Las Vegas Periphery: Views from the Edge
Photographs by Laurie Brown, with an Essay by Sally Denton
The concept of simulacra is fascinating. We have a need and desire to make things look like something else; an outdoor mall that looks like a European village, amusement parks that present a world we are meant to experience as reality, presenting the ideal“photographic moment” to tourists so that they can take with them only the most perfect representation of their experience. There is something disturbing and yet very normal about this phenomena, and it is especially prevalent in American culture today. It’s understandable, really- it’s comforting to be in a new place and be reminded of home and it’s exciting to be home and feel as if you are somewhere more interesting. It is, however, upsetting to hear someone at Joshua Tree National Park remark that the granite rock formations look like Big Thunder Mountain Railroad at Disneyland, and not the other way around.
Las Vegas is the epitome of the simulacra; it exists entirely on its own. Nothing is real, and it makes you wonder what exists outside its constructed reality. In Las Vegas Periphery, Newport Beach photographer Laurie Brown presents the sprawl of this manufactured place. The 89 panoramic images depict the outskirts of Las Vegas, a desolate land turned into a home, fighting to strike a balance between the natural and the constructed, right outside the excess of the city.
Brown has always been interested in the effects and characteristics of urban sprawl. Her earlier book, Recent Terrains: Terraforming the American West, was published in 2000 as part of George F. Thompson’s Creating the North American Landscape series. In Recent Terrains , Brown examines the effects of this development on the greater Los Angeles area, and the new pressure these changes place on the region’s ecosystems. For Las Vegas Periphery, Brown travels east and continues her exploration of this topic, revealing a landscape that provides evidence of both lavish expansion and failed attempts at creating an American paradise.
Mangled chain link fences and power lines surround the edges of Brown’s photos, enclosing grandiose condos and houses within their borders. Signs advertise model homes and “new towns from the American West,” with every house the same as the one next to it, all fading into the landscape. Defeated, premature palm trees dot the horizon. Strange blue bodies of water offer a bit of reprieve from the harsh heat of the desert, but end up looking out of place. While these photographs chronicle more than 10 years, there is a sense that nothing is finished, and there doesn’t appear to be any indication that it ever will be.

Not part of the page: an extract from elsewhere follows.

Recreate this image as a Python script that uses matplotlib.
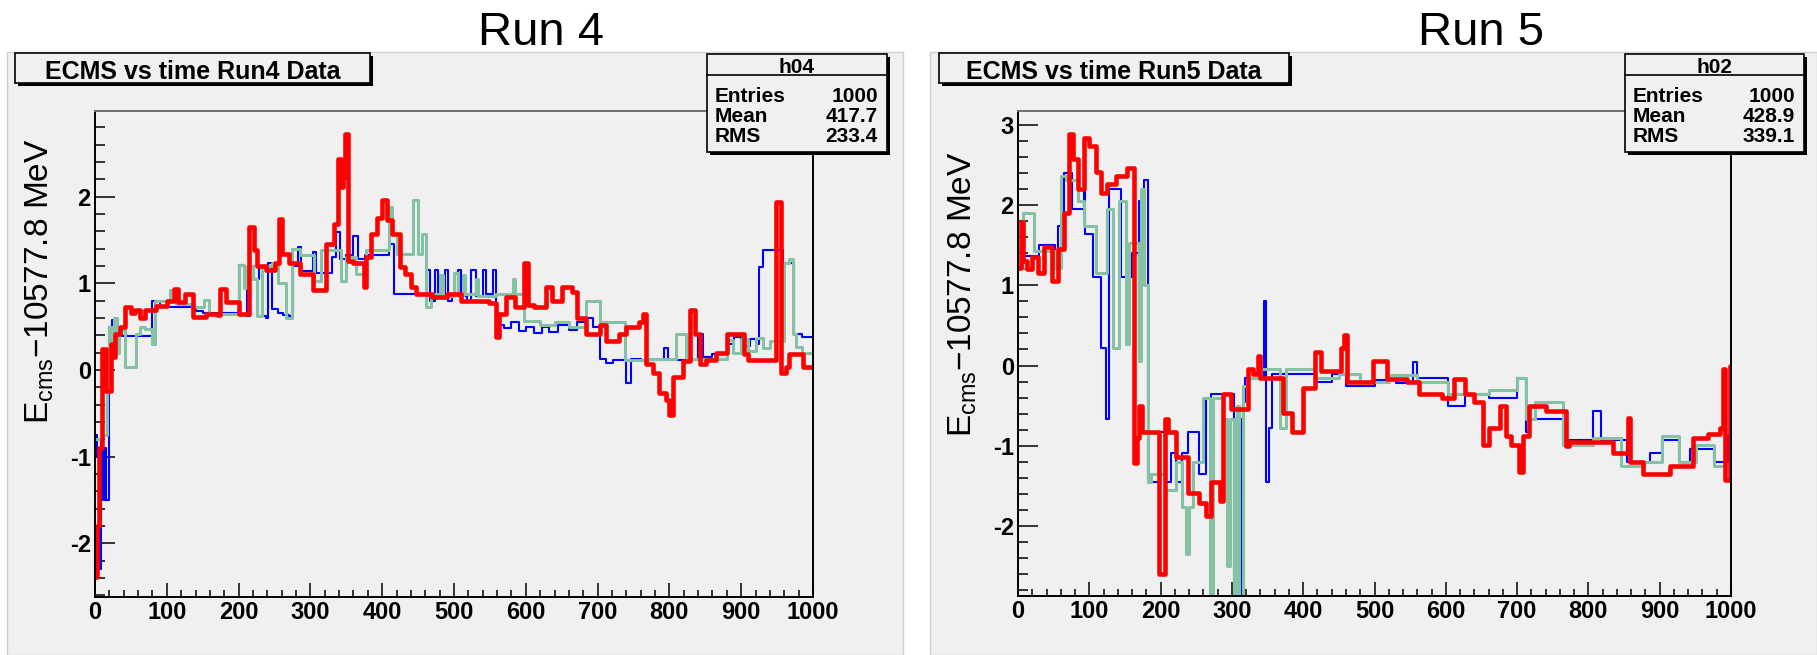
import matplotlib
matplotlib.use("Agg")
import matplotlib.pyplot as plt
from matplotlib.patches import Rectangle
from matplotlib.ticker import MultipleLocator

# ============================================================
# Data (step functions)
# ============================================================

run4_blue_x = [0, 3, 5, 8, 11, 14, 16, 19, 24, 28, 32, 35, 38, 80, 90, 141, 150, 200, 208, 212,
               216, 222, 228, 232, 238, 241, 246, 255, 262, 270, 276, 283, 287, 303, 308, 330, 336,
               341, 350, 360, 366, 376, 410, 416, 462, 467, 474, 478, 488, 492, 497, 505, 510, 518,
               524, 530, 540, 545, 555, 558, 562, 570, 580, 590, 600, 612, 622, 632, 645, 660, 672,
               685, 693, 703, 712, 722, 740, 746, 760, 792, 798, 840, 847, 860, 880, 890, 900, 912,
               920, 925, 930, 958, 973, 985, 1000]
run4_blue_y = [-0.75, -1.0, -2.3, -0.8, -1.5, -0.9, -1.5, 0.5, 0.58, 0.52, 0.45, 0.42, 0.39, 0.80,
               0.73, 0.68, 0.66, 1.21, 1.15, 0.62, 1.2, 1.05, 1.18, 0.62, 0.6, 1.23, 0.7, 0.66, 0.64,
               0.62, 1.2, 1.42, 1.14, 1.36, 1.12, 1.3, 1.59, 1.28, 1.33, 1.55, 1.28, 1.33, 1.46, 0.88,
               1.15, 0.8, 1.15, 0.85, 1.15, 0.8, 0.88, 1.15, 0.85, 0.8, 1.15, 0.85, 1.15, 0.88, 1.15,
               0.42, 0.52, 0.48, 0.55, 0.45, 0.5, 0.43, 0.5, 0.44, 0.52, 0.46, 0.55, 0.6, 0.5, 0.13,
               0.08, 0.11, -0.15, 0.13, 0.11, 0.26, 0.12, 0.42, 0.15, 0.18, 0.3, 0.38, 0.28, 0.36,
               0.3, 1.19, 1.38, 1.23, 0.42, 0.38, 0.38]

run4_green_x = [0, 10, 17, 20, 24, 26, 30, 33, 42, 57, 62, 70, 80, 84, 104, 113, 135, 152, 159, 200,
                208, 212, 220, 225, 232, 246, 255, 266, 275, 285, 305, 315, 343, 350, 363, 377, 410,
                414, 420, 443, 450, 455, 461, 468, 480, 484, 500, 505, 512, 516, 530, 534, 558, 582,
                585, 597, 620, 640, 660, 684, 703, 738, 770, 809, 823, 880, 888, 900, 910, 920, 930,
                940, 959, 966, 972, 976, 985, 1000]
run4_green_y = [-0.8, -0.75, -0.25, 0.5, 0.3, 0.6, 0.2, 0.46, 0.03, 0.42, 0.5, 0.47, 0.3, 0.8, 0.92,
                0.76, 0.73, 0.81, 0.65, 1.21, 0.95, 1.2, 1.05, 0.62, 1.2, 1.23, 1.0, 0.6, 1.4, 1.33,
                1.03, 1.38, 1.03, 1.3, 1.11, 1.38, 1.88, 1.57, 1.34, 1.96, 1.34, 1.57, 0.73, 0.88,
                1.1, 0.86, 1.12, 0.86, 1.1, 0.88, 1.05, 0.86, 0.88, 1.05, 0.88, 0.57, 0.52, 0.56, 0.5,
                0.8, 0.55, 0.11, 0.13, 0.42, 0.13, 0.35, 0.2, 0.36, 0.22, 0.37, 0.25, 0.33, 1.23,
                1.28, 0.42, 0.27, 0.2, 0.2]

run4_red_x = [0, 3, 6, 10, 15, 22, 25, 28, 35, 42, 50, 56, 62, 70, 85, 100, 110, 115, 126, 136, 154,
              170, 174, 182, 200, 215, 222, 226, 238, 250, 256, 260, 270, 285, 303, 322, 333, 338,
              343, 346, 348, 352, 360, 374, 378, 385, 393, 400, 407, 413, 425, 432, 440, 447, 470,
              490, 510, 549, 558, 562, 572, 585, 598, 603, 612, 628, 637, 651, 665, 672, 684, 703,
              712, 730, 740, 758, 763, 767, 777, 786, 795, 800, 805, 819, 828, 835, 842, 851, 865,
              880, 904, 910, 948, 956, 962, 967, 986, 1000]
run4_red_y = [-2.39, -1.8, -0.9, 0.24, -0.24, 0.3, 0.15, 0.42, 0.5, 0.73, 0.66, 0.69, 0.6, 0.69,
              0.74, 0.8, 0.94, 0.78, 0.88, 0.61, 0.65, 0.63, 0.94, 0.78, 0.65, 1.65, 1.38, 1.2, 1.15,
              1.23, 1.74, 1.34, 1.23, 1.11, 0.92, 1.46, 1.69, 2.44, 2.11, 2.23, 2.73, 1.26, 1.23,
              0.96, 1.3, 1.57, 1.76, 1.96, 1.73, 1.57, 1.19, 1.11, 0.96, 0.88, 0.84, 0.88, 0.8, 0.77,
              0.38, 0.65, 0.84, 0.73, 1.23, 0.75, 0.73, 0.96, 0.8, 0.96, 0.9, 0.6, 0.42, 0.52, 0.34,
              0.42, 0.5, 0.56, 0.65, 0.07, -0.04, -0.27, -0.35, -0.52, -0.08, 0.1, 0.69, 0.42, 0.07,
              0.12, 0.2, 0.42, 0.19, 0.12, 1.94, -0.04, 0.03, 0.19, 0.03, 0.03]

run5_blue_x = [0, 6, 9, 30, 52, 56, 64, 76, 92, 94, 105, 117, 123, 127, 145, 160, 170, 177, 182, 198,
               206, 214, 222, 230, 238, 254, 263, 271, 303, 306, 313, 316, 319, 345, 348, 352, 356,
               417, 440, 460, 500, 530, 554, 560, 603, 627, 660, 700, 712, 716, 765, 806, 818, 854,
               887, 903, 927, 943, 976, 996, 1000]
run5_blue_y = [1.22, 1.64, 1.37, 1.5, 1.25, 1.74, 2.4, 1.95, 2.35, 1.64, 1.11, 0.22, -0.67, 2.21,
               1.11, 1.4, 2.06, 2.32, -1.46, -0.83, -1.46, -1.09, -1.46, -1.09, -0.83, -1.35, -0.41,
               -0.36, -2.95, -0.67, -2.95, -0.46, -0.15, 0.8, -1.46, -0.78, -0.1, -0.2, -0.1, -0.25,
               -0.18, -0.22, 0.04, -0.15, -0.51, -0.36, -0.41, -0.15, -0.83, -0.67, -0.93, -0.57,
               -0.93, -1.2, -1.09, -0.93, -1.2, -1.04, -1.2, -0.88, -0.88]

run5_green_x = [0, 7, 23, 52, 60, 68, 84, 92, 109, 125, 133, 141, 152, 155, 170, 173, 177, 182, 186,
                206, 222, 230, 236, 240, 246, 259, 269, 273, 287, 293, 297, 303, 307, 310, 315, 323,
                336, 368, 376, 417, 450, 480, 520, 560, 603, 660, 700, 712, 725, 765, 806, 846, 878,
                903, 927, 951, 976, 996]
run5_green_y = [1.22, 1.9, 1.43, 1.22, 2.37, 2.32, 2.06, 1.74, 1.16, 1.95, 0.22, 2.06, 0.27, 1.53,
                0.06, 2.21, 1.0, -1.46, -1.35, -1.56, -1.2, -1.77, -2.35, -1.77, -1.2, -0.41, -2.87,
                -0.41, -0.67, -2.5, -0.67, -2.95, -0.5, -2.95, -0.25, -0.15, -0.04, -0.78, -0.04,
                -0.15, -0.1, -0.2, -0.12, -0.2, -0.36, -0.3, -0.15, -0.67, -0.46, -0.99, -0.91, -1.25,
                -1.2, -0.88, -1.2, -0.99, -1.25, -1.25]

run5_red_x = [0, 4, 7, 12, 20, 28, 36, 48, 56, 64, 71, 77, 84, 93, 100, 109, 117, 125, 137, 153, 162,
              167, 170, 174, 198, 206, 210, 222, 238, 254, 263, 271, 283, 287, 299, 323, 330, 336,
              340, 372, 384, 400, 417, 425, 453, 457, 461, 498, 518, 546, 562, 595, 611, 627, 640,
              652, 660, 676, 684, 692, 703, 708, 716, 741, 769, 773, 834, 855, 859, 876, 915, 947,
              968, 984, 989, 992, 998, 1000]
run5_red_y = [1.22, 1.79, 1.3, 1.2, 1.35, 1.15, 1.48, 1.06, 1.45, 1.9, 2.89, 2.58, 2.21, 2.84, 2.74,
              2.42, 2.16, 2.27, 2.37, 2.47, -1.22, -0.9, -0.51, -0.83, -2.61, -0.67, -0.83, -1.14,
              -1.59, -1.72, -1.88, -1.46, -1.69, -0.36, -0.54, -0.04, -0.1, 0.12, -0.15, -0.59,
              -0.83, -0.28, 0.17, -0.07, 0.22, 0.38, -0.2, 0.06, -0.17, -0.2, -0.36, -0.41, -0.17,
              -0.36, -0.46, -0.99, -0.78, -0.51, -0.88, -0.99, -1.33, -0.88, -0.51, -0.57, -1.01,
              -0.96, -1.09, -0.65, -1.2, -1.35, -1.25, -0.91, -0.85, -0.78, -0.04, -1.43, 0.0, 0.0]

x_ticks = [0, 100, 200, 300, 400, 500, 600, 700, 800, 900, 1000]
run4_yticks = [-2, -1, 0, 1, 2]
run5_yticks = [-2, -1, 0, 1, 2, 3]
stat_names = ["Entries", "Mean", "RMS"]
run4_stats = ["1000", "417.7", "233.4"]
run5_stats = ["1000", "428.9", "339.1"]

# ============================================================
# Style
# ============================================================

W, H = 1817, 655
PANEL = "#f0f0f0"
BLUE = "#0000ff"
GREEN = "#85c2a3"
RED = "#ff0000"

plt.rcParams["font.family"] = ["Liberation Sans", "DejaVu Sans"]
plt.rcParams["mathtext.fontset"] = "custom"
plt.rcParams["mathtext.rm"] = "Liberation Sans"
plt.rcParams["mathtext.it"] = "Liberation Sans:italic"
plt.rcParams["mathtext.bf"] = "Liberation Sans:bold"
plt.rcParams["axes.unicode_minus"] = False


def rect(l, t, r, b):
	"""pixel box (top-left origin) -> figure fraction rect"""
	return [l / W, 1 - b / H, (r - l) / W, (b - t) / H]


def box(ax, l, t, r, b, sh=3):
	ax.add_patch(Rectangle((l + sh, t + sh), r - l, b - t, facecolor="black", edgecolor="none"))
	ax.add_patch(Rectangle((l, t), r - l, b - t, facecolor=PANEL, edgecolor="black", linewidth=1.2))


fig = plt.figure(figsize=(W / 100, H / 100), dpi=100)
fig.patch.set_facecolor("white")

bg = fig.add_axes([0, 0, 1, 1], zorder=0)
fg = fig.add_axes([0, 0, 1, 1], zorder=5)
for a in (bg, fg):
	a.set_xlim(0, W)
	a.set_ylim(H, 0)
	a.axis("off")
	a.patch.set_alpha(0)

panels = [
	dict(pl=7, pr=903, ax=(95, 111, 813, 597), ylim=(-2.62, 2.99), yticks=run4_yticks,
	     series=[(run4_blue_x, run4_blue_y, BLUE, 1.5), (run4_green_x, run4_green_y, GREEN, 2.2),
	             (run4_red_x, run4_red_y, RED, 3.3)],
	     run="Run 4", run_x=541, title="ECMS vs time Run4 Data", tbox=(15, 53, 370, 83),
	     hname="h04", sbox=(707, 54, 887, 152), stats=run4_stats, ylab=(40, 281)),
	dict(pl=930, pr=W, ax=(1018, 111, 1731, 596), ylim=(-2.88, 3.18), yticks=run5_yticks,
	     series=[(run5_blue_x, run5_blue_y, BLUE, 1.5), (run5_green_x, run5_green_y, GREEN, 2.2),
	             (run5_red_x, run5_red_y, RED, 3.3)],
	     run="Run 5", run_x=1481, title="ECMS vs time Run5 Data", tbox=(939, 53, 1289, 83),
	     hname="h02", sbox=(1625, 54, 1804, 152), stats=run5_stats, ylab=(963, 294)),
]

for p in panels:
	# panel background
	bg.add_patch(Rectangle((p["pl"], 52), p["pr"] - p["pl"], H - 52, facecolor=PANEL,
	                       edgecolor="#d0d0d0", linewidth=1))

	ax = fig.add_axes(rect(*p["ax"]), zorder=1)
	ax.set_facecolor(PANEL)
	for xs, ys, col, lw in p["series"]:
		ax.plot(xs, ys, drawstyle="steps-post", color=col, linewidth=lw)
	ax.set_xlim(0, 1000)
	ax.set_ylim(*p["ylim"])

	ax.set_xticks(x_ticks, [str(t) for t in x_ticks], fontweight="bold", fontsize=17)
	ax.set_yticks(p["yticks"], [str(t) for t in p["yticks"]], fontweight="bold", fontsize=17)
	ax.xaxis.set_minor_locator(MultipleLocator(20))
	ax.yaxis.set_minor_locator(MultipleLocator(0.2))
	ax.tick_params(axis="y", which="major", direction="in", length=14.4, width=1.1, pad=3)
	ax.tick_params(axis="y", which="minor", direction="in", length=7.2, width=1.1)
	ax.tick_params(axis="x", which="major", direction="in", length=10, width=1.1, pad=3)
	ax.tick_params(axis="x", which="minor", direction="in", length=5, width=1.1)

	for side in ("left", "bottom", "right"):
		ax.spines[side].set_color("black")
		ax.spines[side].set_linewidth(1.4)
	ax.spines["top"].set_color("#707070")
	ax.spines["top"].set_linewidth(1.4)

	# titles and boxes
	fg.text(p["run_x"], 45, p["run"], ha="center", va="baseline", fontsize=34)
	l, t, r, b = p["tbox"]
	box(fg, l, t, r, b)
	fg.text((l + r) / 2, 79, p["title"], ha="center", va="baseline", fontsize=18, fontweight="bold")

	l, t, r, b = p["sbox"]
	box(fg, l, t, r, b)
	fg.plot([l, r], [t + 21, t + 21], color="black", linewidth=1.2)
	fg.text((l + r) / 2, 73, p["hname"], ha="center", va="baseline", fontsize=15, fontweight="bold")
	for i, (name, val) in enumerate(zip(stat_names, p["stats"])):
		yb = 102 + 20 * i
		fg.text(l + 8, yb, name, ha="left", va="baseline", fontsize=15, fontweight="bold")
		fg.text(r - 9, yb, val, ha="right", va="baseline", fontsize=15, fontweight="bold")

	fg.text(p["ylab"][0], p["ylab"][1], "E$_{\\mathrm{cms}}$\u221210577.8 MeV", rotation=90,
	        ha="center", va="center", fontsize=24)

fig.savefig("out.png", dpi=100)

As Sally Denton points out in her essay for the book, Las Vegas has always been a place of great change and development. As a third generation Nevadan, Denton provides a brief but thorough history of the Las Vegas Valley.
“ Still, for all its swagger, for the raw presumptuousness of its money and machines, the city has a fragility and precariousness that is palpable. Las Vegas is the ground-zero crossroad where ancient landscape meets modern artifice. There is a sense that it could all blow away tomorrow. That the same forces that have ruled the desert since the beginning of time could swiftly reclaim these castles in the sand.”
Despite the breathtaking mountains and expansive blue skies, Laurie Brown’s photographs are unsettling and eerie, capturing the landscape in compositions that are at once geometric and organic, fabricated and natural. Her choice of panoramic format effectively translates the experience of being faced with such open, lonely places- the viewer is trapped and abandoned in the expanse of the Mojave Desert. Long, foreboding shadows reach across the images, trying to hide the landscape beneath them. The striking absence of people in these photographs speaks to the evolution and development of this area, as well as many places outside larger cities in the West.
What does it mean to build a place for people who are not there?